SUNNY CAL JOURNAL - Mud Holes, Mud Pies And Other Dirty Adventures

(07/27/2024)
By Bob Weaver

My mom didn't like me dirty, but dirty I got.

There wasn't a lot to do in the Village of Hur but to play cowboys and indians in the woods, play in mud holes in front of our house, crawl into caves and under rocks, and slide down red clay banks into creeks.

Mud and dirt was much of country life.

If a family had a little financial means, you had old dirty clothes and your clean clothes, in which to change.

Most kids I played with didn't have that advantage, while I spent most of my youth cleaning up and putting on my clean clothes, mother driven.
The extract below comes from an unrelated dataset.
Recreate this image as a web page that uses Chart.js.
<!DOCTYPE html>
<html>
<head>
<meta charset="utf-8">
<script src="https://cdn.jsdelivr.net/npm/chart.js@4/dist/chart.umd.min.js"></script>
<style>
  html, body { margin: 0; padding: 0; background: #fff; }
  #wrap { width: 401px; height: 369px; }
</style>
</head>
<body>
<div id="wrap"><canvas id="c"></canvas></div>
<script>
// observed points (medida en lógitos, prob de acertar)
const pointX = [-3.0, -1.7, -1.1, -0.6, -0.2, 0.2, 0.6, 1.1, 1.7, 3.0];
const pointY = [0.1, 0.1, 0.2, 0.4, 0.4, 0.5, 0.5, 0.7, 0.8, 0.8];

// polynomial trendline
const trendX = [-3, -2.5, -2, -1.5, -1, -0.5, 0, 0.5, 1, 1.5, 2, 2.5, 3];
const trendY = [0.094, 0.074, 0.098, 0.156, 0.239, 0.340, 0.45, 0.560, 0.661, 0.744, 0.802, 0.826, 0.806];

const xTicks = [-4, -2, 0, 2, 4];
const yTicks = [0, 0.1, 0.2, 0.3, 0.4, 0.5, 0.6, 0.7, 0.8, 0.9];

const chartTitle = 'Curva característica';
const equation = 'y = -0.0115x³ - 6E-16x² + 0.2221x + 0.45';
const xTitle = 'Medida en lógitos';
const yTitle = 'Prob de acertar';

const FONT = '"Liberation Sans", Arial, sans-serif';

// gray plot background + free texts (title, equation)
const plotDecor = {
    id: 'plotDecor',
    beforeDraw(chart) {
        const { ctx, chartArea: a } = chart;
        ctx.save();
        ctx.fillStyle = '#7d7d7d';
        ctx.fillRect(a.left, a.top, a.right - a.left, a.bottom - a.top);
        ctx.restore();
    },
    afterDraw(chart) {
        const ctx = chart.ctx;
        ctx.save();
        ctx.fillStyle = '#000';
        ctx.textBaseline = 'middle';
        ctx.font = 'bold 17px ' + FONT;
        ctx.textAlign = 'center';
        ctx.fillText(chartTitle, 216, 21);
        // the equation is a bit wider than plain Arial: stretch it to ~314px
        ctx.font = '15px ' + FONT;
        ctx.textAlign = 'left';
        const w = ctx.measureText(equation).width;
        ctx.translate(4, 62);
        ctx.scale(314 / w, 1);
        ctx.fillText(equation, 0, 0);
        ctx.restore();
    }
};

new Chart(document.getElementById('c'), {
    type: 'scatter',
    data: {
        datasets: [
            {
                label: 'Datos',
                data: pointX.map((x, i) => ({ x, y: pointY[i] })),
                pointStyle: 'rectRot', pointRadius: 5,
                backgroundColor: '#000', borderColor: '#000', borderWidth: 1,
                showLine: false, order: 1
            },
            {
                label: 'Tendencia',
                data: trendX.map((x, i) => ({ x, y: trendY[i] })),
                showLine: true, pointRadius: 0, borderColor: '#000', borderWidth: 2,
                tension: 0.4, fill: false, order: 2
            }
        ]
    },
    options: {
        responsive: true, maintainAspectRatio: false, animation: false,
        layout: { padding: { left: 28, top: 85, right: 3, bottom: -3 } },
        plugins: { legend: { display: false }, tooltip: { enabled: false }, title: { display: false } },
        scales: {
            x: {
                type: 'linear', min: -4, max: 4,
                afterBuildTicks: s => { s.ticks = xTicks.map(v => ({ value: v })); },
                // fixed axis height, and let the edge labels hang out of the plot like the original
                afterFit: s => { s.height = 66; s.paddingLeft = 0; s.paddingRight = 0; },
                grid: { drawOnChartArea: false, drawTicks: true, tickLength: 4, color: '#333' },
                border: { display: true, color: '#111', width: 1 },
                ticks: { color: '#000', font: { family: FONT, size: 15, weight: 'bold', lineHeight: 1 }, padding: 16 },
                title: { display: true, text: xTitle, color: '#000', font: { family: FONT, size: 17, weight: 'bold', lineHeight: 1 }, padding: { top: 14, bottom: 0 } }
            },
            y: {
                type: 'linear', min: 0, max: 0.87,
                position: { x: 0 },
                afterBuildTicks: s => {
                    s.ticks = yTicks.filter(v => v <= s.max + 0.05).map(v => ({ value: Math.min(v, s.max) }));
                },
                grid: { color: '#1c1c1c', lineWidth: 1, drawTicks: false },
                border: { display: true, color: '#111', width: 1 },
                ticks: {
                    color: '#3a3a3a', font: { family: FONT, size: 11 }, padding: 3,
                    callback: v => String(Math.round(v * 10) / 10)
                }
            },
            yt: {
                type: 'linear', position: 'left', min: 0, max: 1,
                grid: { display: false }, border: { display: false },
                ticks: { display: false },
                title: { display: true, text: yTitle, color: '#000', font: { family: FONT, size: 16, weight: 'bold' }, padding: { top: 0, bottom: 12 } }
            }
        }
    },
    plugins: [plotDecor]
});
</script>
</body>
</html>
There were large mud holes in the ditch line in front of the house beside the mud road, ready-made mixtures of mud and water to take a dip, wallow and create mud things with sticks and rocks, Wal-Mart toys not needed.
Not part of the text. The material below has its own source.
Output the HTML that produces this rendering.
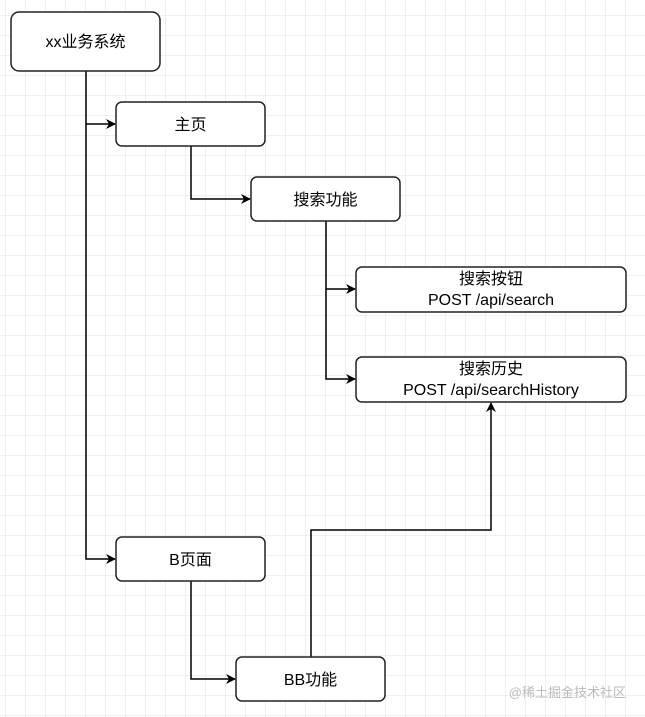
<!DOCTYPE html>
<html><head><meta charset="utf-8"><style>
html,body{margin:0;padding:0;width:645px;height:717px;overflow:hidden;background:#fff}
</style></head><body>
<svg width="645" height="717" xmlns="http://www.w3.org/2000/svg" font-family="'Liberation Sans','Noto Sans CJK SC',sans-serif">
<defs>
<pattern id="g" x="5" y="15" width="20" height="20" patternUnits="userSpaceOnUse">
<path d="M0 0H20M0 0V20" stroke="#e2e2e2" stroke-width="1" fill="none"/>
</pattern>
<marker id="a" markerWidth="10" markerHeight="10" refX="9" refY="5" orient="auto" markerUnits="userSpaceOnUse">
<path d="M0 0L10 5L0 10L3 5Z" fill="#000"/>
</marker>
</defs>
<rect width="645" height="717" fill="url(#g)"/>
<g stroke="#000" stroke-width="1.5" fill="none">
<path d="M86 71V559H115" marker-end="url(#a)"/>
<path d="M86 124H115" marker-end="url(#a)"/>
<path d="M191 146V199H250" marker-end="url(#a)"/>
<path d="M326 221V379H355" marker-end="url(#a)"/>
<path d="M326 289H355" marker-end="url(#a)"/>
<path d="M191 581V679H235" marker-end="url(#a)"/>
<path d="M311 657V530H491V403" marker-end="url(#a)"/>
</g>
<g stroke="#222" stroke-width="1.5" fill="#fff">
<rect x="11" y="12" width="149" height="59" rx="8"/>
<rect x="116" y="102" width="149" height="44" rx="6"/>
<rect x="251" y="177" width="149" height="44" rx="6"/>
<rect x="356" y="267" width="270" height="45" rx="6"/>
<rect x="356" y="357" width="270" height="45" rx="6"/>
<rect x="116" y="537" width="149" height="44" rx="6"/>
<rect x="236" y="657" width="149" height="44" rx="6"/>
</g>
<g font-size="16" fill="#000" text-anchor="middle">
<text x="85.5" y="47">xx业务系统</text>
<text x="190.5" y="130">主页</text>
<text x="325.5" y="205">搜索功能</text>
<text x="491" y="284">搜索按钮</text>
<text x="491" y="305">POST /api/search</text>
<text x="491" y="374">搜索历史</text>
<text x="491" y="395">POST /api/searchHistory</text>
<text x="190.5" y="565">B页面</text>
<text x="310.5" y="685">BB功能</text>
</g>
<text x="626" y="697" font-size="13" fill="#bbb" text-anchor="end">@稀土掘金技术社区</text>
</svg>
</body></html>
The girls made mud pies to be placed in the hot sun for seasoning and hardening, and on more than one occasion I was convinced to partake in a dinner party to sample the crusty delights, unaware of e-coli and other near fatal outcomes.

Keeping in mind I was the same kid that was challenged by my cousins to take a hatchet to awaken the bees in a beehive, to then get stung about thirty times.
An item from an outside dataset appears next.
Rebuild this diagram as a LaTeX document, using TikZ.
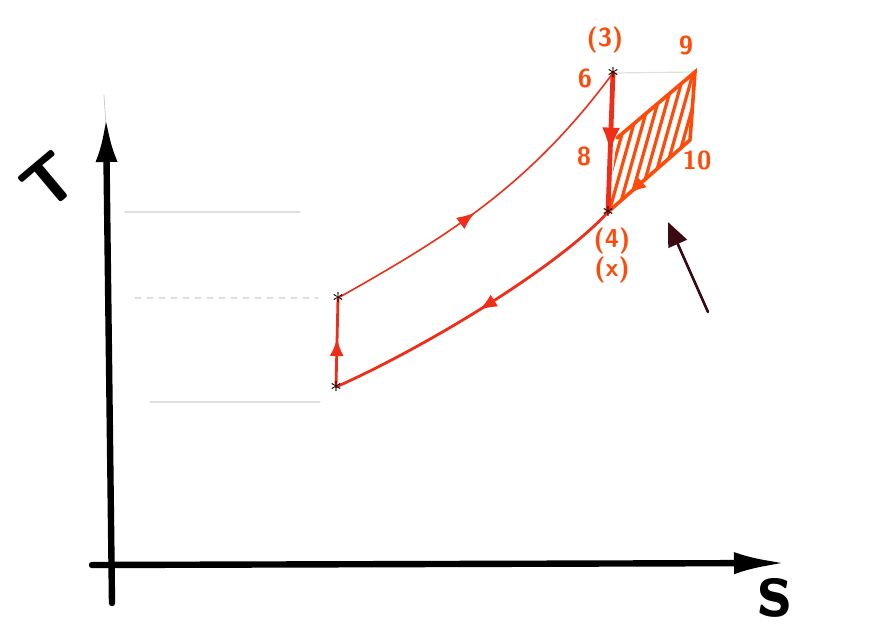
\documentclass[tikz,border=0pt]{standalone}
\usepackage{tikz}
\usetikzlibrary{arrows.meta,decorations.markings}
\definecolor{redline}{RGB}{240,45,25}
\definecolor{hatch}{RGB}{255,75,10}
\definecolor{darkarrow}{RGB}{60,10,20}
\tikzset{
  ast/.style = {inner sep=0pt, font=\large},
  lab/.style = {text=hatch, font=\sffamily\bfseries\fontsize{13}{13}\selectfont},
  midarrow/.style = {postaction={decorate}, decoration={markings,
      mark=at position #1 with {\arrow{Latex[length=9pt,width=7pt]}}}},
  bigarrow/.style = {postaction={decorate}, decoration={markings,
      mark=at position #1 with {\arrow{Latex[length=13pt,width=9pt]}}}},
  guide/.style = {gray!25, line width=0.6pt}
}
\begin{document}
\begin{tikzpicture}[x=0.5pt, y=-0.5pt, line cap=round]
  \useasboundingbox (0,0) rectangle (880,634);
  % axes
  \draw[gray!40, line width=0.4pt] (104,95) -- (106,125);
  \draw[line width=3.2pt, -{Latex[length=22pt,width=11pt]}] (112,603) -- (106,118);
  \draw[line width=3.2pt, -{Latex[length=26pt,width=11pt]}] (92,565) -- (786,563);
  \node[rotate=40, font=\sffamily\bfseries\fontsize{34}{34}\selectfont] (tlab) at (50,182) {T};
  \node[font=\sffamily\bfseries\fontsize{40}{40}\selectfont] (slab) at (774,598) {s};
  % state points
  \coordinate (p6) at (613,73);
  \coordinate (p4) at (608,212);
  \coordinate (pa) at (338,298);
  \coordinate (pb) at (336,387);
  \coordinate (c8) at (617,138);
  \coordinate (c9) at (695,72);
  \coordinate (c10) at (690,140);
  % faint guides
  \draw[guide] (125,212) -- (300,212);
  \draw[guide, dashed] (135,298) -- (318,298);
  \draw[guide] (150,402) -- (320,402);
  \draw[guide] (p6) -- (c9);
  % hatched area
  \begin{scope}
    \clip (c8) -- (c9) -- (c10) -- (p4) -- cycle;
    \foreach \i in {0,...,11}
      \draw[hatch, line width=1.6pt] (595+9*\i,230) -- (640+9*\i,70);
  \end{scope}
  \draw[hatch, line width=1.8pt] (c8) -- (c9) -- (c10);
  \draw[hatch, line width=1.8pt, midarrow=0.75] (c10) -- (p4);
  % cycle
  \draw[redline, line width=2.4pt, bigarrow=0.58] (p6) -- (p4);
  \draw[redline, line width=0.8pt, midarrow=0.45] (pa) .. controls (450,235) and (530,185) .. (p6);
  \draw[redline, line width=1.4pt, midarrow=0.5] (p4) .. controls (560,265) and (430,345) .. (pb);
  \draw[redline, line width=1.4pt, midarrow=0.55] (pb) -- (pa);
  \node[ast] (s6) at (p6) {$\ast$};
  \node[ast] (s4) at (p4) {$\ast$};
  \node[ast] (sa) at (pa) {$\ast$};
  \node[ast] (sb) at (pb) {$\ast$};
  % labels
  \node[lab] (l3) at (605,40) {(3)};
  \node[lab] (l6) at (585,78) {6};
  \node[lab] (l9) at (686,45) {9};
  \node[lab] (l8) at (584,156) {8};
  \node[lab] (l10) at (697,160) {10};
  \node[lab] (l4) at (612,241) {(4)};
  \node[lab] (lx) at (612,270) {(x)};
  % pointer
  \coordinate (tail) at (708,312);
  \draw[darkarrow, line width=1.3pt, -{Triangle[length=12pt,width=10pt]}] (tail) -- (668,222);
\end{tikzpicture}
\end{document}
Perhaps my greatest dirt reward was when my dad, an employ of the State Road Commission, when he hauled a truckload of sand from the Little Kanawha River and dumped it in the yard.

This mountain of sand, enjoyed by the family cats to relieve themselves, gave hundreds of hours of play creating roads and landscapes for toy cars and trucks.

Ignoring today's health rules, playing in dirt and drinking creek water didn't kill me.

Being a kid in the 21st Century, I'm sure I would be more entertained with I-Pods or electronic hand-held devices that would be highly allergic to mud and water.

But not to forget, here in Calhoun, the younger folks go muddin' with their ATVs and pick-up trucks, adventures with beer and girls that they'll likely reminisce about when they get old.

Perhaps coming of age in the 1950s was the unbridled freedom to wander across the hills and hollers without supervision, ongoing activity that today would require a report to children's protective services.